--- WRITTEN REQUEST ---
Both the line containing "Reproduce this chart" and the line containing "XAxis, YAxis, CartesianGrid" belong in the copy, as do all lines between them, copied exactly; pictures do not.

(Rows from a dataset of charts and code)
———

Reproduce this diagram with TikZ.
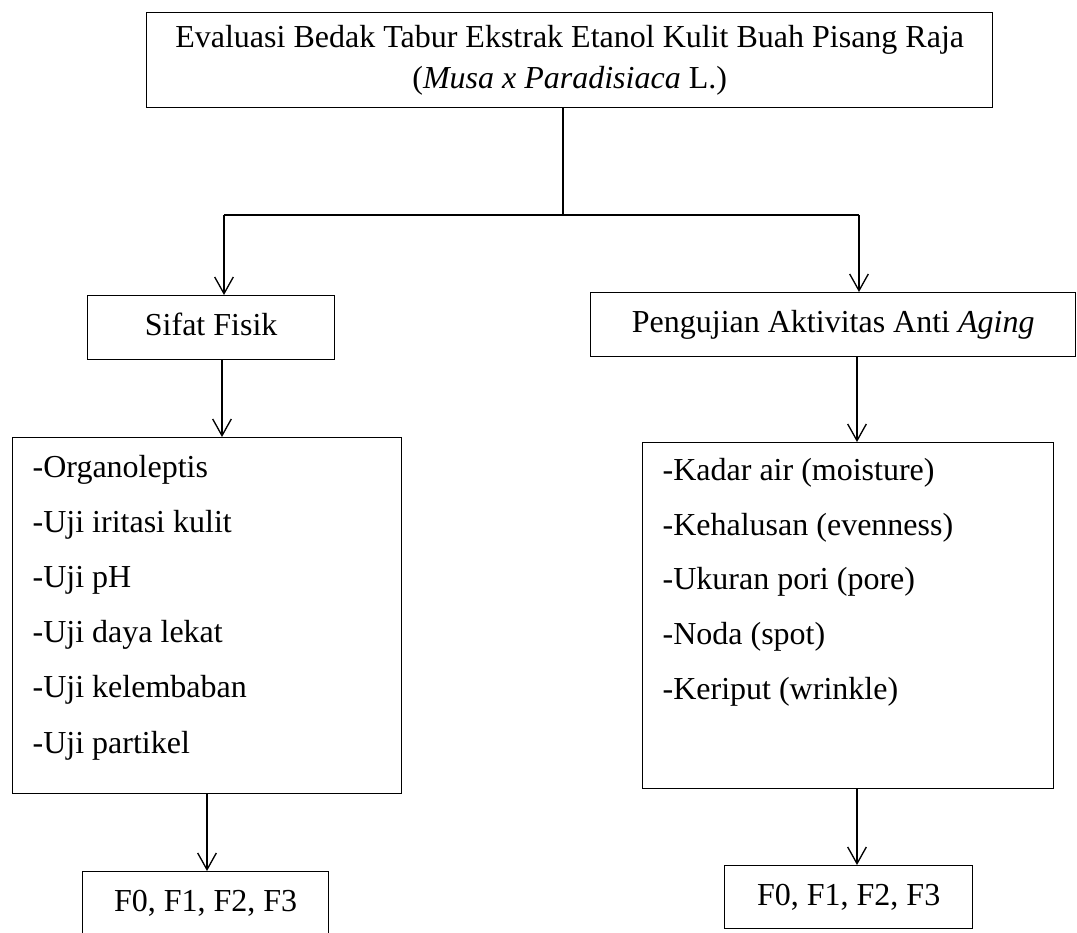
\documentclass[tikz,border=0pt]{standalone}
\usepackage{fontspec}
\setmainfont{Liberation Serif}
\usetikzlibrary{arrows.meta}
\begin{document}
\begin{tikzpicture}[x=0.75pt,y=-0.75pt,line width=1pt,
  every node/.style={font=\fontsize{24}{30.75}\selectfont},
  box/.style={draw,anchor=north west,inner sep=0pt,text height=17pt,text depth=5pt},
  item/.style={anchor=base west,inner sep=0pt},
  arr/.style={-{Straight Barb[length=12.5pt,width=14pt]}}]
\useasboundingbox (0,0) rectangle (1077,932);
% boxes
\node[draw,anchor=north west,inner sep=0pt,minimum width=634.5pt,minimum height=71.25pt,align=center,yshift=-1.5pt] (top) at (146,10) {Evaluasi Bedak Tabur Ekstrak Etanol Kulit Buah Pisang Raja\\(\textit{Musa x Paradisiaca} L.)};
\node[box,minimum width=185.25pt,minimum height=48pt] (sifat) at (87,295) {Sifat Fisik};
\node[box,minimum width=363.75pt,minimum height=48pt] (uji) at (590,292) {Pengujian Aktivitas Anti \textit{Aging}};
\node[draw,anchor=north west,inner sep=0pt,minimum width=291.75pt,minimum height=267pt] (listL) at (12,437) {};
\node[draw,anchor=north west,inner sep=0pt,minimum width=308.25pt,minimum height=259.5pt] (listR) at (642,442) {};
\node[box,minimum width=184.5pt,minimum height=48pt] (fL) at (82,871) {F0, F1, F2, F3};
\node[box,minimum width=186pt,minimum height=47.25pt] (fR) at (724,865) {F0, F1, F2, F3};
% list items
\node[item] (l1) at (32,477.5) {-Organoleptis};
\node[item] (l2) at (32,532.6) {-Uji iritasi kulit};
\node[item] (l3) at (32,587.7) {-Uji pH};
\node[item] (l4) at (32,642.8) {-Uji daya lekat};
\node[item] (l5) at (32,697.9) {-Uji kelembaban};
\node[item] (l6) at (32,753) {-Uji partikel};
\node[item] (r1) at (662,480) {-Kadar air (moisture)};
\node[item] (r2) at (662,535) {-Kehalusan (evenness)};
\node[item] (r3) at (662,589) {-Ukuran pori (pore)};
\node[item] (r4) at (662,644) {-Noda (spot)};
\node[item] (r5) at (662,699) {-Keriput (wrinkle)};
% connectors
\coordinate (j) at (563,215);
\coordinate (hl) at (224,215);
\coordinate (hr) at (859,215);
\coordinate (xa) at (222,0);
\coordinate (xb) at (207,0);
\coordinate (xd) at (857,0);
\draw (top.south -| j) -- (j);
\draw (hl) -- (hr);
\draw[arr] (hl) -- (sifat.north -| hl);
\draw[arr] (hr) -- (uji.north -| hr);
\draw[arr] (sifat.south -| xa) -- (listL.north -| xa);
\draw[arr] (listL.south -| xb) -- (fL.north -| xb);
\draw[arr] (uji.south -| xd) -- (listR.north -| xd);
\draw[arr] (listR.south -| xd) -- (fR.north -| xd);
\end{tikzpicture}
\end{document}
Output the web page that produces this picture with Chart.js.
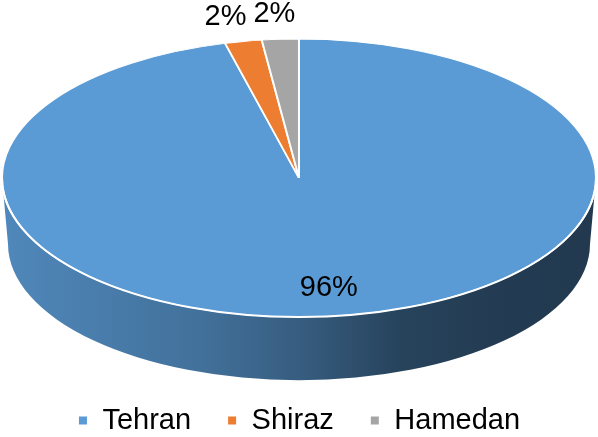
<!DOCTYPE html>
<html>
<head>
<meta charset="utf-8">
<script src="https://cdn.jsdelivr.net/npm/chart.js@4/dist/chart.umd.min.js"></script>
<style>
html,body{margin:0;padding:0;background:#fff;overflow:hidden}
#wrap{width:598px;height:437px;position:relative}
</style>
</head>
<body>
<div id="wrap"><canvas id="c"></canvas></div>
<script>
const cities=['Tehran','Shiraz','Hamedan'];
const shares=[96,2,2];
const sliceColors=['#5B9BD5','#ED7D31','#A5A5A5'];

// 3d look
const TILT=0.468;   // vertical squash of the top face
const DEPTH=66;     // height of the side wall
const NARROW=6;     // bottom rim is a bit narrower (fake perspective)
const FONT="'Liberation Sans', Arial, Helvetica, sans-serif";

function shade(hex,f){
  const n=parseInt(hex.slice(1),16);
  const r=Math.round(((n>>16)&255)*f),g=Math.round(((n>>8)&255)*f),b=Math.round((n&255)*f);
  return `rgb(${r},${g},${b})`;
}
function geom(chart){
  const arc=chart.getDatasetMeta(0).data[0];
  const rx=arc.outerRadius, ry=rx*TILT;
  return {arc,cx:arc.x,cy:chart.chartArea.top+ry,rx,ry};
}

const pie3d={
  id:'pie3d',
  beforeDatasetsDraw(chart){
    const ctx=chart.ctx;
    const g=geom(chart);
    const arcs=chart.getDatasetMeta(0).data;
    ctx.save();
    arcs.forEach((a,i)=>{
      [-2*Math.PI,0,2*Math.PI].forEach(k=>{
        const a0=Math.max(a.startAngle+k,0), a1=Math.min(a.endAngle+k,Math.PI);
        if(a1<=a0) return;
        const base=sliceColors[i];
        const grad=ctx.createLinearGradient(g.cx-g.rx,0,g.cx+g.rx,0);
        [[0,0.88],[0.33,0.73],[0.5,0.6],[0.67,0.43],[0.82,0.39],[1,0.37]].forEach(s=>grad.addColorStop(s[0],shade(base,s[1])));
        ctx.beginPath();
        ctx.ellipse(g.cx,g.cy,g.rx,g.ry,0,a0,a1,false);
        ctx.ellipse(g.cx,g.cy+DEPTH,g.rx-NARROW,g.ry-NARROW*TILT,0,a1,a0,true);
        ctx.closePath();
        ctx.fillStyle=grad;
        ctx.fill();
      });
    });
    ctx.restore();
    ctx.save();
    ctx.translate(g.cx,g.cy);
    ctx.scale(1,TILT);
    ctx.translate(-g.arc.x,-g.arc.y);
  },
  afterDatasetsDraw(chart){
    const ctx=chart.ctx;
    ctx.restore();
    const g=geom(chart);
    ctx.save();
    ctx.beginPath();
    ctx.ellipse(g.cx,g.cy,g.rx,g.ry,0,0,Math.PI,false);
    ctx.strokeStyle='#fff';
    ctx.lineWidth=2;
    ctx.stroke();
    // value labels: small slices outside, big slice inside
    ctx.fillStyle='#000';
    ctx.font='29px '+FONT;
    ctx.textAlign='center';
    ctx.textBaseline='middle';
    chart.getDatasetMeta(0).data.forEach((a,i)=>{
      const mid=(a.startAngle+a.endAngle)/2;
      const out=shares[i]<10;
      const fx=out?1.32:0.8, fy=out?1.18:0.8;
      ctx.fillText(shares[i]+'%',g.cx+fx*g.rx*Math.cos(mid),g.cy+fy*g.ry*Math.sin(mid));
    });
    ctx.restore();
  }
};

new Chart(document.getElementById('c'),{
  type:'pie',
  data:{
    labels:cities,
    datasets:[{data:shares,backgroundColor:sliceColors,borderColor:'#fff',borderWidth:2,clip:false}]
  },
  options:{
    responsive:true,
    maintainAspectRatio:false,
    animation:false,
    radius:297,
    layout:{padding:{top:39,bottom:-8}},
    plugins:{
      legend:{
        position:'bottom',
        labels:{boxWidth:10,boxHeight:10,padding:36,color:'#000',font:{family:FONT,size:29}}
      },
      tooltip:{enabled:false}
    }
  },
  plugins:[pie3d]
});
</script>
</body>
</html>
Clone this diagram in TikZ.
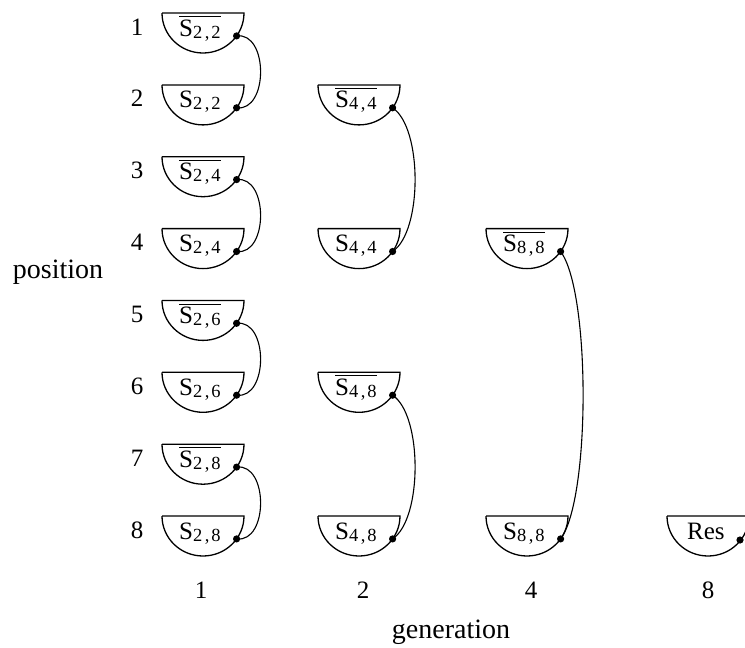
\documentclass[tikz,border=0pt]{standalone}
\usepackage{fontspec}
\setmainfont{Liberation Serif}
\newcommand\ovl[1]{\leavevmode\vbox{\hrule height 0.8pt\kern 2.5pt\hbox{#1}}}
\newcommand\sub[1]{\lower2pt\hbox{\fontsize{18.5}{18.5}\selectfont #1}}
\newcommand\lab[2]{S\sub{#1\hspace{2.5pt},\hspace{2pt}#2}}
\tikzset{
  bowlline/.style={line width=1.3pt},
  conn/.style={line width=1.1pt},
  bowltext/.style={anchor=base west,inner sep=0pt,font=\fontsize{25}{25}\selectfont},
  rowlab/.style={anchor=base,inner sep=0pt,font=\fontsize{25}{26}\selectfont},
  axlab/.style={anchor=base,inner sep=0pt,font=\fontsize{28}{30}\selectfont},
}
% #1 name, #2 cx, #3 top, #4 text
\newcommand\bowl[4]{%
  \draw[bowlline] ({#2-41},{-#3}) -- ({#2+41},{-#3})
     arc[start angle=0,end angle=-180,x radius=41,y radius=40];
  \node[bowltext] (#1) at ({#2-24},{-#3-23}) {#4};
  \coordinate (#1d) at ({#2+33.6},{-#3-22.9});
  \fill (#1d) circle (3.6pt);
}
\begin{document}
\begin{tikzpicture}[x=1pt,y=1pt]
\useasboundingbox (0,0) rectangle (745,-648);
% row tops
\def\ra{13}\def\rb{84.9}\def\rc{156.7}\def\rd{228.6}
\def\re{300.4}\def\rf{372.3}\def\rg{444.2}\def\rh{516}
% generation 1
\bowl{a1}{203}{\ra}{\ovl{\lab{2}{2}}}
\bowl{a2}{203}{\rb}{\lab{2}{2}}
\bowl{a3}{203}{\rc}{\ovl{\lab{2}{4}}}
\bowl{a4}{203}{\rd}{\lab{2}{4}}
\bowl{a5}{203}{\re}{\ovl{\lab{2}{6}}}
\bowl{a6}{203}{\rf}{\lab{2}{6}}
\bowl{a7}{203}{\rg}{\ovl{\lab{2}{8}}}
\bowl{a8}{203}{\rh}{\lab{2}{8}}
% generation 2
\bowl{b2}{359}{\rb}{\ovl{\lab{4}{4}}}
\bowl{b4}{359}{\rd}{\lab{4}{4}}
\bowl{b6}{359}{\rf}{\ovl{\lab{4}{8}}}
\bowl{b8}{359}{\rh}{\lab{4}{8}}
% generation 4
\bowl{c4}{527}{\rd}{\ovl{\lab{8}{8}}}
\bowl{c8}{527}{\rh}{\lab{8}{8}}
% generation 8
\draw[bowlline] (667,-\rh) -- (749,-\rh)
   arc[start angle=0,end angle=-180,x radius=41,y radius=40];
\node[bowltext] (res) at (687,{-\rh-23}) {Res};
\coordinate (resd) at (740,{-\rh-24});
\fill (resd) circle (3.6pt);
% connectors
\draw[conn] (a1d) .. controls +(32,4) and +(32,-4) .. (a2d);
\draw[conn] (a3d) .. controls +(32,4) and +(32,-4) .. (a4d);
\draw[conn] (a5d) .. controls +(32,4) and +(32,-4) .. (a6d);
\draw[conn] (a7d) .. controls +(32,4) and +(32,-4) .. (a8d);
\draw[conn] (b2d) .. controls +(30,-20) and +(30,20) .. (b4d);
\draw[conn] (b6d) .. controls +(30,-20) and +(30,20) .. (b8d);
\draw[conn] (c4d) .. controls +(30,-40) and +(30,40) .. (c8d);
% row labels
\node[rowlab] (p1) at (137,{-\ra-22}) {1};
\node[rowlab] (p2) at (137,{-\rb-22}) {2};
\node[rowlab] (p3) at (137,{-\rc-22}) {3};
\node[rowlab] (p4) at (137,{-\rd-22}) {4};
\node[rowlab] (p5) at (137,{-\re-22}) {5};
\node[rowlab] (p6) at (137,{-\rf-22}) {6};
\node[rowlab] (p7) at (137,{-\rg-22}) {7};
\node[rowlab] (p8) at (137,{-\rh-22}) {8};
% column labels
\node[rowlab] (g1) at (201,-598) {1};
\node[rowlab] (g2) at (363,-598) {2};
\node[rowlab] (g4) at (531,-598) {4};
\node[rowlab] (g8) at (708,-598) {8};
\node[axlab] (pos) at (58,-278) {position};
\node[axlab] (gen) at (451,-638) {generation};
\end{tikzpicture}
\end{document}
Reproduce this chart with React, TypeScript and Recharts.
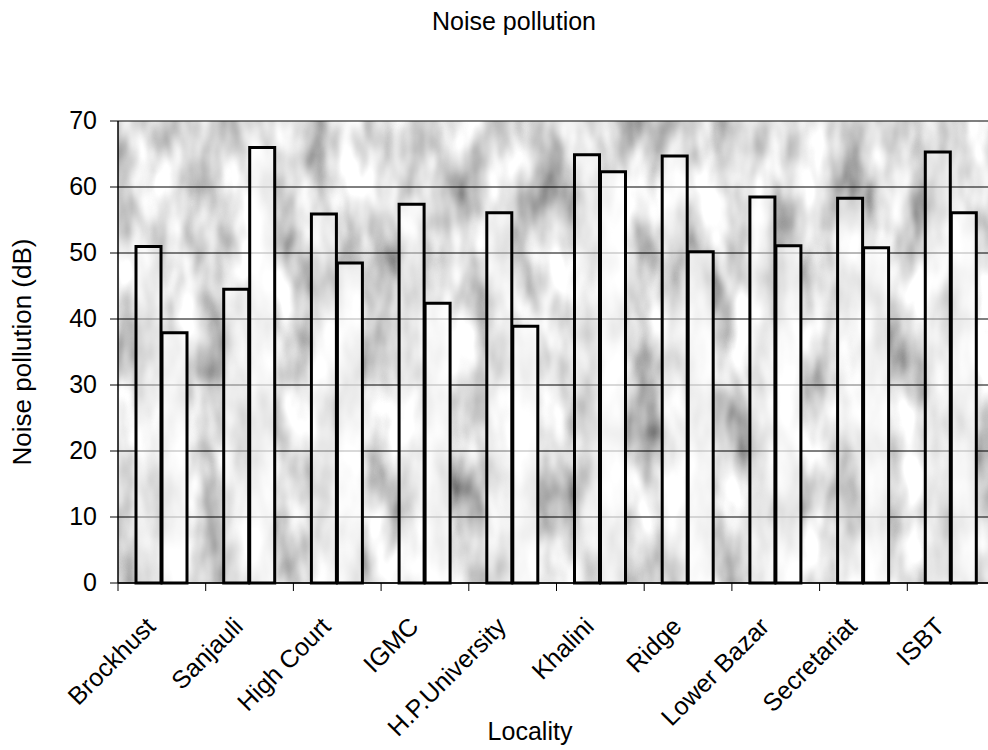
import React from 'react';
import { BarChart, Bar, XAxis, YAxis, CartesianGrid } from 'recharts';

const localities = ['Brockhust', 'Sanjauli', 'High Court', 'IGMC', 'H.P.University', 'Khalini', 'Ridge', 'Lower Bazar', 'Secretariat', 'ISBT'];
const seriesA = [51.0, 44.5, 55.9, 57.4, 56.1, 64.9, 64.7, 58.5, 58.3, 65.3];
const seriesB = [37.9, 66.0, 48.5, 42.4, 38.9, 62.3, 50.2, 51.1, 50.8, 56.1];
const yTicks = [0, 10, 20, 30, 40, 50, 60, 70];

const data = localities.map((name, i) => ({ name, a: seriesA[i], b: seriesB[i] }));

const FONT = '"Liberation Sans", Arial, sans-serif';
const CHART_W = 1000;
const CHART_H = 750;
const Y_AXIS_W = 118;
const MARGIN = { top: 121, right: 5, bottom: 0, left: 0 };
const X_AXIS_H = CHART_H - MARGIN.top - MARGIN.bottom - 462;
const BAND = (CHART_W - MARGIN.left - MARGIN.right - Y_AXIS_W) / localities.length;

const XTick = (props: any) => {
  const { x, y, payload } = props;
  return (
    <g>
      <line x1={x - BAND / 2} x2={x - BAND / 2} y1={y} y2={y + 8} stroke="#000" strokeWidth={1} />
      <g transform={`translate(${x - 5},${y + 45})`}>
        <text transform="rotate(-45)" textAnchor="end" fontFamily={FONT} fontSize={25} fill="#000">
          {payload.value}
        </text>
      </g>
    </g>
  );
};

const YTick = (props: any) => {
  const { x, y, payload } = props;
  return (
    <text x={x} y={y} dy={8} textAnchor="end" fontFamily={FONT} fontSize={25} fill="#000">
      {payload.value}
    </text>
  );
};

export default function App() {
  return (
    <div style={{ position: 'absolute', left: 0, top: 0, width: 988, height: 750, overflow: 'hidden', background: '#fff' }}>
      <div style={{ position: 'absolute', left: 214, top: 6, width: 600, textAlign: 'center', fontFamily: FONT, fontSize: 25, color: '#000', lineHeight: '30px' }}>
        Noise pollution
      </div>
      <BarChart width={CHART_W} height={CHART_H} data={data} margin={MARGIN} barSize={25} barGap={1}>
        <defs>
          <filter id="mottle" x="0" y="0" width="100%" height="100%" filterUnits="userSpaceOnUse">
            <feTurbulence type="fractalNoise" baseFrequency="0.03 0.013" numOctaves={3} seed={7} />
            <feColorMatrix type="matrix" values="1.4 0 0 0 0.02  1.4 0 0 0 0.02  1.4 0 0 0 0.02  0 0 0 0 1" />
          </filter>
          <pattern id="mottleFill" patternUnits="userSpaceOnUse" x="0" y="0" width={CHART_W} height={CHART_H}>
            <rect x="0" y="0" width={CHART_W} height={CHART_H} filter="url(#mottle)" />
          </pattern>
        </defs>
        <CartesianGrid vertical={false} stroke="#000" strokeWidth={1} fill="url(#mottleFill)" fillOpacity={1} />
        <XAxis
          dataKey="name"
          height={X_AXIS_H}
          interval={0}
          tickLine={false}
          tickSize={0}
          tickMargin={0}
          tick={<XTick />}
          axisLine={{ stroke: '#000', strokeWidth: 1.5 }}
          label={{
            content: () => (
              <text x={530} y={740} textAnchor="middle" fontFamily={FONT} fontSize={25} fill="#000">Locality</text>
            ),
          }}
        />
        <YAxis
          width={Y_AXIS_W}
          domain={[0, 70]}
          ticks={yTicks}
          interval={0}
          tickSize={8}
          tickMargin={13}
          tick={<YTick />}
          tickLine={{ stroke: '#000' }}
          axisLine={{ stroke: '#000', strokeWidth: 1.5 }}
          label={{
            content: () => (
              <text x={31} y={352} transform="rotate(-90, 31, 352)" textAnchor="middle" fontFamily={FONT} fontSize={26} fill="#000">
                Noise pollution (dB)
              </text>
            ),
          }}
        />
        <Bar dataKey="a" fill="#ffffff" fillOpacity={0.45} stroke="#000" strokeWidth={3} isAnimationActive={false} />
        <Bar dataKey="b" fill="#ffffff" fillOpacity={0.7} stroke="#000" strokeWidth={3} isAnimationActive={false} />
      </BarChart>
    </div>
  );
}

———

--- REPLY TO THE TASK ---
Reproduce this chart with React, TypeScript and Recharts.
import React from 'react';
import { BarChart, Bar, XAxis, YAxis, CartesianGrid } from 'recharts';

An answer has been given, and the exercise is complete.